WRITTEN PROBLEM:
Check each line of the listing below for the word "that" and say how many lines have it. Nothing else should be written.

GIVEN RECORDS:
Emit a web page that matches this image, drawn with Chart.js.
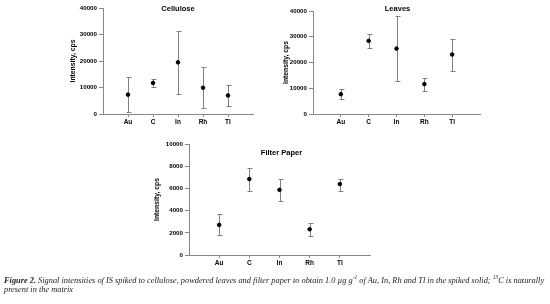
<!DOCTYPE html>
<html>
<head>
<meta charset="utf-8">
<script src="https://cdn.jsdelivr.net/npm/chart.js@4.4.0/dist/chart.umd.min.js"></script>
<style>
    body { margin: 0; background: #fff; }
    #wrap { position: relative; width: 550px; height: 304px; overflow: hidden; }
    canvas { position: absolute; }
    #caption { position: absolute; left: 4px; top: 276px; font-family: "Liberation Serif", serif; font-style: italic;
        font-size: 8.35px; line-height: 9px; white-space: nowrap; color: #222; }
    #caption b { font-weight: bold; }
    #caption sup { font-size: 5.5px; line-height: 0; }
</style>
</head>
<body>
<div id="wrap">
    <canvas id="cellChart" width="200" height="132" style="left:60px;top:0px"></canvas>
    <canvas id="leavesChart" width="220" height="132" style="left:270px;top:0px"></canvas>
    <canvas id="paperChart" width="235" height="141" style="left:146px;top:134px"></canvas>
    <div id="caption"><b>Figure 2.</b> Signal intensities of IS spiked to cellulose, powdered leaves and filter paper to obtain 1.0 µg g<sup>-1</sup> of Au, In, Rh and Tl in the spiked solid; <sup>13</sup>C is naturally<br>present in the matrix</div>
</div>
<script>
var elements = ['Au', 'C', 'In', 'Rh', 'Tl'];

// Cellulose
var celluloseMean = [7300, 11700, 19500, 9900, 7000];
var celluloseLow = [800, 10100, 7500, 2100, 3000];
var celluloseHigh = [13800, 13300, 31300, 17800, 11100];

// Leaves
var leavesMean = [7700, 28400, 25400, 11600, 23100];
var leavesLow = [5800, 25700, 13000, 9100, 16700];
var leavesHigh = [9600, 31000, 38000, 13800, 29000];

// Filter paper
var paperMean = [2710, 6840, 5870, 2320, 6390];
var paperLow = [1780, 5810, 4880, 1720, 5780];
var paperHigh = [3670, 7830, 6840, 2860, 6870];

var bigAxisTicks = [0, 10000, 20000, 30000, 40000];
var paperAxisTicks = [0, 2000, 4000, 6000, 8000, 10000];

var FONT = '"Liberation Sans", Arial, sans-serif';

var errorBars = {
    id: 'errorBars',
    beforeDatasetsDraw: function (chart, args, opts) {
        var ctx = chart.ctx;
        var xs = chart.scales.x, ys = chart.scales.y;
        ctx.save();
        ctx.strokeStyle = '#808080';
        ctx.lineWidth = 1;
        opts.low.forEach(function (lo, i) {
            var x = Math.round(xs.getPixelForValue(i + 1)) + 0.5;
            var yl = Math.round(ys.getPixelForValue(lo)) + 0.5;
            var yh = Math.round(ys.getPixelForValue(opts.high[i])) + 0.5;
            ctx.beginPath();
            ctx.moveTo(x, yl); ctx.lineTo(x, yh);
            ctx.moveTo(x - 2, yl); ctx.lineTo(x + 3, yl);
            ctx.moveTo(x - 2, yh); ctx.lineTo(x + 3, yh);
            ctx.stroke();
        });
        ctx.restore();
    }
};

var innerTitle = {
    id: 'innerTitle',
    afterDraw: function (chart, args, opts) {
        var ctx = chart.ctx, area = chart.chartArea;
        ctx.save();
        ctx.font = 'bold 7.5px ' + FONT;
        ctx.fillStyle = '#000';
        ctx.textAlign = 'center';
        ctx.textBaseline = 'middle';
        ctx.fillText(opts.text, (area.left + area.right) / 2 + opts.dx, area.top + opts.dy);
        ctx.restore();
    }
};

function makeChart(id, title, titlePos, mean, low, high, yTicks, pad) {
    var ctx = document.getElementById(id).getContext('2d');
    return new Chart(ctx, {
        type: 'scatter',
        data: {
            datasets: [{
                data: mean.map(function (v, i) { return { x: i + 1, y: v }; }),
                backgroundColor: '#000',
                borderColor: '#000',
                pointRadius: 1.8,
                pointHoverRadius: 1.8,
                showLine: false
            }]
        },
        options: {
            responsive: false,
            animation: false,
            layout: { padding: pad },
            scales: {
                x: {
                    type: 'linear',
                    min: 0,
                    max: elements.length + 1,
                    afterBuildTicks: function (s) {
                        s.ticks = elements.map(function (e, i) { return { value: i + 1 }; });
                    },
                    afterFit: function (s) { s.height = pad.xh; },
                    ticks: {
                        autoSkip: false,
                        maxRotation: 0,
                        padding: 1,
                        color: '#000',
                        font: { family: FONT, size: 6.5, weight: 'bold' },
                        callback: function (v) { return elements[v - 1]; }
                    },
                    grid: { drawOnChartArea: false, tickLength: 3, color: '#888' },
                    border: { color: '#888' }
                },
                y: {
                    min: yTicks[0],
                    max: yTicks[yTicks.length - 1],
                    afterBuildTicks: function (s) {
                        s.ticks = yTicks.map(function (v) { return { value: v }; });
                    },
                    afterFit: function (s) { s.width = pad.yw; },
                    ticks: {
                        padding: 2,
                        color: '#000',
                        font: { family: FONT, size: 6.2, weight: 'bold' },
                        callback: function (v) { return String(v); }
                    },
                    grid: { drawOnChartArea: false, tickLength: 4, color: '#888' },
                    border: { color: '#888' },
                    title: {
                        display: true,
                        text: 'Intensity, cps',
                        color: '#000',
                        padding: { top: pad.tp, bottom: 0 },
                        font: { family: FONT, size: 6.8, weight: 'bold' }
                    }
                }
            },
            plugins: {
                legend: { display: false },
                tooltip: { enabled: false },
                errorBars: { low: low, high: high },
                innerTitle: { text: title, dx: titlePos[0], dy: titlePos[1] }
            }
        },
        plugins: [errorBars, innerTitle]
    });
}

makeChart('cellChart', 'Cellulose', [0, 1], celluloseMean, celluloseLow, celluloseHigh, bigAxisTicks,
    { top: 8, right: 7, left: 0, bottom: 0, xh: 18, yw: 43, tp: 9 });
makeChart('leavesChart', 'Leaves', [1, -2], leavesMean, leavesLow, leavesHigh, bigAxisTicks,
    { top: 11, right: 10, left: 0, bottom: 0, xh: 18, yw: 43, tp: 12 });
makeChart('paperChart', 'Filter Paper', [2, 9], paperMean, paperLow, paperHigh, paperAxisTicks,
    { top: 10, right: 11, left: 0, bottom: 0, xh: 20, yw: 43, tp: 7 });
</script>
</body>
</html>
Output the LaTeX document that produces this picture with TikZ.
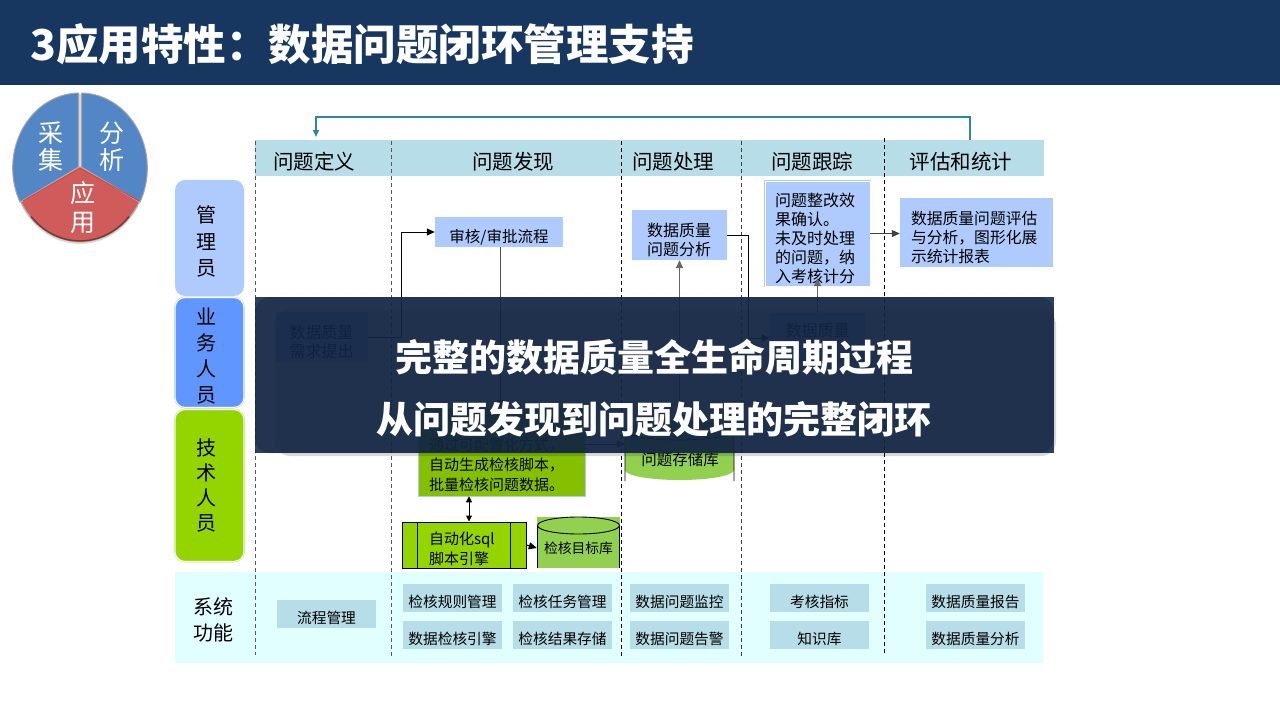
\documentclass[tikz,border=0pt]{standalone}
\usepackage{fontspec}
\setmainfont{Noto Sans CJK SC}
\usetikzlibrary{arrows.meta}
\definecolor{headblue}{HTML}{173760}
\definecolor{phasecyan}{HTML}{B6DDE8}
\definecolor{lightblue}{HTML}{AFCBFE}
\definecolor{midblue}{HTML}{5F96FF}
\definecolor{techgreen}{HTML}{94D500}
\definecolor{darkgreen}{HTML}{85C000}
\definecolor{dbgreen}{HTML}{92D050}
\definecolor{funcbg}{HTML}{E1FFFF}
\definecolor{pieblue}{HTML}{5286C5}
\definecolor{piered}{HTML}{CF5B5B}
\definecolor{loopteal}{HTML}{31859C}
\tikzset{
  x=1pt,y=-1pt,
  lowered/.style={execute at begin node={\rule{0pt}{#1}}},
  phase/.style={font=\fontsize{20.5}{24}\selectfont},
  pietext/.style={white,font=\fontsize{25}{28}\selectfont,inner sep=0pt},
  rolebox/.style={fill=#1,rounded corners=10pt,minimum width=69pt,inner sep=0pt},
  roletext/.style={align=center,inner sep=0pt,font=\fontsize{20}{#1}\selectfont},
  stepbox/.style={fill=lightblue,align=left,text width=65pt,inner sep=0pt,font=\fontsize{16}{19.3}\selectfont,lowered=23.5pt},
  funcbox/.style={fill=phasecyan,align=center,inner sep=0pt,font=\fontsize{14.7}{17}\selectfont,
    minimum width=99pt,minimum height=28pt,lowered=20.5pt},
  lane/.style={dash pattern=on 4pt off 3pt,line width=1pt},
  link/.style={line width=1pt,-{Triangle[length=8pt,width=7pt]}},
  greylink/.style={link,line width=1.5pt,black!60},
  overtext/.style={white,font=\fontsize{37}{42}\bfseries\selectfont},
}
\begin{document}
\begin{tikzpicture}
  \useasboundingbox (0,0) rectangle (1280,720);
  \fill[white] (0,0) rectangle (1280,720);
  \fill[headblue] (0,0) rectangle (1280,85);
  \node[anchor=west,white,inner sep=0pt,font=\fontsize{42.5}{48}\bfseries\selectfont] (title) at (30,44) {3应用特性：数据问题闭环管理支持};

  % 左上角的圆
  \fill[black,opacity=.15] (80,169) ellipse[x radius=67pt,y radius=75pt];
  \filldraw[pieblue,draw=gray!70,line width=1pt] (78.5,167) -- (78.5,93) arc[start angle=91,end angle=207,x radius=67pt,y radius=75pt] -- cycle;
  \filldraw[pieblue,draw=gray!70,line width=1pt] (81.5,167) -- (81.5,93) arc[start angle=89,end angle=-27,x radius=67pt,y radius=75pt] -- cycle;
  \filldraw[piered,draw=gray!60,line width=1pt] (80,167) -- (21,202) arc[start angle=208,end angle=332,x radius=67pt,y radius=75pt] -- cycle;
  \draw[red!30!piered,line width=1pt] (23,201) -- (80,168) -- (139,201);
  \draw[piered!60!black,line width=1.5pt] (31,216.5) arc[start angle=222,end angle=318,x radius=66pt,y radius=74pt];
  \node[pietext] (cai) at (51,133) {采};
  \node[pietext] (ji) at (51,160) {集};
  \node[pietext] (fen) at (112,133) {分};
  \node[pietext] (xi) at (112,160) {析};
  \node[pietext] (ying) at (83,193) {应};
  \node[pietext] (yong) at (83,223) {用};

  % 阶段和泳道
  \fill[phasecyan] (255,140) rectangle (1044,176);
  \fill[funcbg] (175,572) rectangle (1043,663);
  \node[phase] (dingyi) at (314,162) {问题定义};
  \node[phase] (faxian) at (513,162) {问题发现};
  \node[phase] (chuli) at (673,162) {问题处理};
  \node[phase] (genzong) at (812,162) {问题跟踪};
  \node[phase] (pinggu) at (961,162) {评估和统计};
  \foreach \x/\t/\b/\c in {255.5/141/655/black!65,391.5/141/658/black!65,621.5/141/657/black,741.5/141/657/black!75,884.5/138/654/black}
    \draw[lane,\c] (\x,\t) -- (\x,\b);
  \coordinate (loopstart) at (970,140);
  \coordinate (loopend) at (316,137);
  \draw[loopteal,line width=1.6pt,-{Triangle[length=7pt,width=6pt]}] (loopstart) -- ++(0,-23) -| (loopend);

  % 角色
  \node[rolebox=lightblue,minimum height=116pt] (guanli) at (209.5,238) {};
  \node[rolebox=midblue,draw=lightblue,double=white,double distance=.8pt,minimum height=110pt] (yewu) at (209.5,352.5) {};
  \node[rolebox=techgreen,draw=techgreen!60,double=white,double distance=.8pt,minimum height=152pt] (jishu) at (209.5,485.5) {};
  \node[roletext=26.5pt] (guanlitext) at (206,241.5) {管\\理\\员};
  \node[roletext=26pt] (yewutext) at (206,356) {业\\务\\人\\员};
  \node[roletext=25pt] (jishutext) at (206,485.5) {技\\术\\人\\员};
  \node[roletext=25.5pt] (xitong) at (213,620) {系统\\功能};

  % 流程
  \node[stepbox,minimum width=92pt,minimum height=50pt] (xuqiu) at (322,337) {数据质量\\需求提出};
  \node[stepbox,text width=,align=center,minimum width=128pt,minimum height=30pt,font=\fontsize{15.5}{18}\selectfont,lowered=20.5pt] (shenhe) at (499,232) {审核/审批流程};
  \node[stepbox,minimum width=95pt,minimum height=50pt] (fenxi) at (679.5,235) {数据质量\\问题分析};
  \node[stepbox,minimum width=95pt,minimum height=50pt] (zhiliang) at (817.5,338) {};
  \node[font=\fontsize{16}{19}\selectfont,inner sep=0pt] (zhiliangtext) at (817.5,330) {数据质量};
  \node[stepbox,draw=lightblue,double=white,double distance=.8pt,minimum width=105pt,minimum height=105pt,
    text width=85pt,font=\fontsize{16}{19}\selectfont,lowered=19.5pt] (zhenggai) at (817.5,233.5)
    {问题整改效\\果确认。\\未及时处理\\的问题，纳\\入考核计分};
  \node[stepbox,minimum width=153pt,minimum height=69pt,text width=131pt,font=\fontsize{15.8}{19}\selectfont]
    (pingguo) at (976.5,232.5) {数据质量问题评估\\与分析，图形化展\\示统计报表};
  \node[fill=darkgreen,draw=lightblue,line width=.5pt,minimum width=167pt,minimum height=88pt,inner sep=0pt] (jianhe) at (501.5,452) {};
  \node[align=left,text width=145pt,inner sep=0pt,font=\fontsize{15}{19.8}\selectfont] (jianhetext) at (501.5,465)
    {通过可配置化方式，\\自动生成检核脚本，\\批量检核问题数据。};

  % 问题存储库
  \fill[dbgreen] (625,430) -- (625,470) arc[start angle=180,end angle=360,x radius=54.5pt,y radius=10pt] -- (734,430) arc[start angle=0,end angle=180,x radius=54.5pt,y radius=10pt] -- cycle;
  \draw[line width=.8pt] (625,481) -- (625,430) arc[start angle=180,end angle=360,x radius=54.5pt,y radius=10pt] -- (734,481) -- (734,430);
  \node[minimum width=109pt,minimum height=60pt,inner sep=0pt] (cunchu) at (679.5,450) {};
  \node[inner sep=0pt,font=\fontsize{15.5}{18}\selectfont] (cunchutext) at (680,460) {问题存储库};

  % sql 引擎和目标库
  \node[fill=techgreen,draw=black,line width=1pt,minimum width=124pt,minimum height=46pt,inner sep=0pt] (yinqing) at (464,545) {};
  \node[align=left,text width=68pt,inner sep=0pt,font=\fontsize{15}{20}\selectfont] (yinqingtext) at (463,549) {自动化sql\\脚本引擎};
  \draw[line width=1pt] (yinqing.north west) ++(16,0) -- ++(0,46);
  \draw[line width=1pt] (yinqing.north east) ++(-16,0) -- ++(0,46);
  \fill[dbgreen] (537,517) rectangle (620,568);
  \draw[line width=.9pt] (537.5,568) -- (537.5,525.5) arc[start angle=180,end angle=-180,x radius=41pt,y radius=8.5pt];
  \draw[line width=.9pt] (619.5,525.5) -- (619.5,568);
  \node[minimum width=83pt,minimum height=51pt,inner sep=0pt,font=\fontsize{13.8}{17}\selectfont] (mubiao) at (578.5,548) {检核目标库};

  % 连线
  \draw[link] (xuqiu.east) -- ++(33.5,0) |- (shenhe.west);
  \draw[link,black!70] (shenhe.south -| 500,0) -- (500,408);
  \draw[greylink] (cunchu.north) -- (fenxi.south);
  \draw[link] (fenxi.east) -- ++(21,0) |- (zhiliang.west);
  \draw[greylink,shorten >=-8pt] (zhiliang.north) -- (zhenggai.south);
  \draw[link,black!75] (zhenggai.east) -- (zhenggai.east -| pingguo.west);
  \draw[link,black!80] (jianhe.east |- 0,444) -- (cunchu.west |- 0,444);
  \draw[link,{Triangle[length=6pt,width=6pt]}-{Triangle[length=6pt,width=6pt]}] (jianhe.south -| 469,0) -- (yinqing.north -| 469,0);
  \draw[link] (yinqing.east) -- (mubiao.west);

  % 系统功能
  \node[funcbox] (liucheng) at (326.5,614) {流程管理};
  \node[funcbox] (guize) at (452.5,598) {检核规则管理};
  \node[funcbox] (renwu) at (562.5,598) {检核任务管理};
  \node[funcbox] (jiankong) at (679.5,598) {数据问题监控};
  \node[funcbox] (zhibiao) at (819.5,598) {考核指标};
  \node[funcbox] (baogao) at (975.5,598) {数据质量报告};
  \node[funcbox] (yinqingf) at (452.5,634.5) {数据检核引擎};
  \node[funcbox] (jieguo) at (562.5,634.5) {检核结果存储};
  \node[funcbox] (gaojing) at (679.5,634.5) {数据问题告警};
  \node[funcbox] (zhishi) at (819.5,634.5) {知识库};
  \node[funcbox] (fenxif) at (975.5,634.5) {数据质量分析};

  % 遮罩
  \fill[black,opacity=.15,rounded corners=15pt] (275,310) rectangle (1056,456);
  \fill[fill={rgb,255:red,24;green,45;blue,78},opacity=.9] (255,297) rectangle (1054,453);
  \fill[fill={rgb,255:red,7;green,22;blue,46},opacity=.3,rounded corners=15pt] (255,297) rectangle (1054,453);
  \node[overtext] (over1) at (654,357) {完整的数据质量全生命周期过程};
  \node[overtext] (over2) at (654,419) {从问题发现到问题处理的完整闭环};
\end{tikzpicture}
\end{document}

RESULT OF THE TASK:
2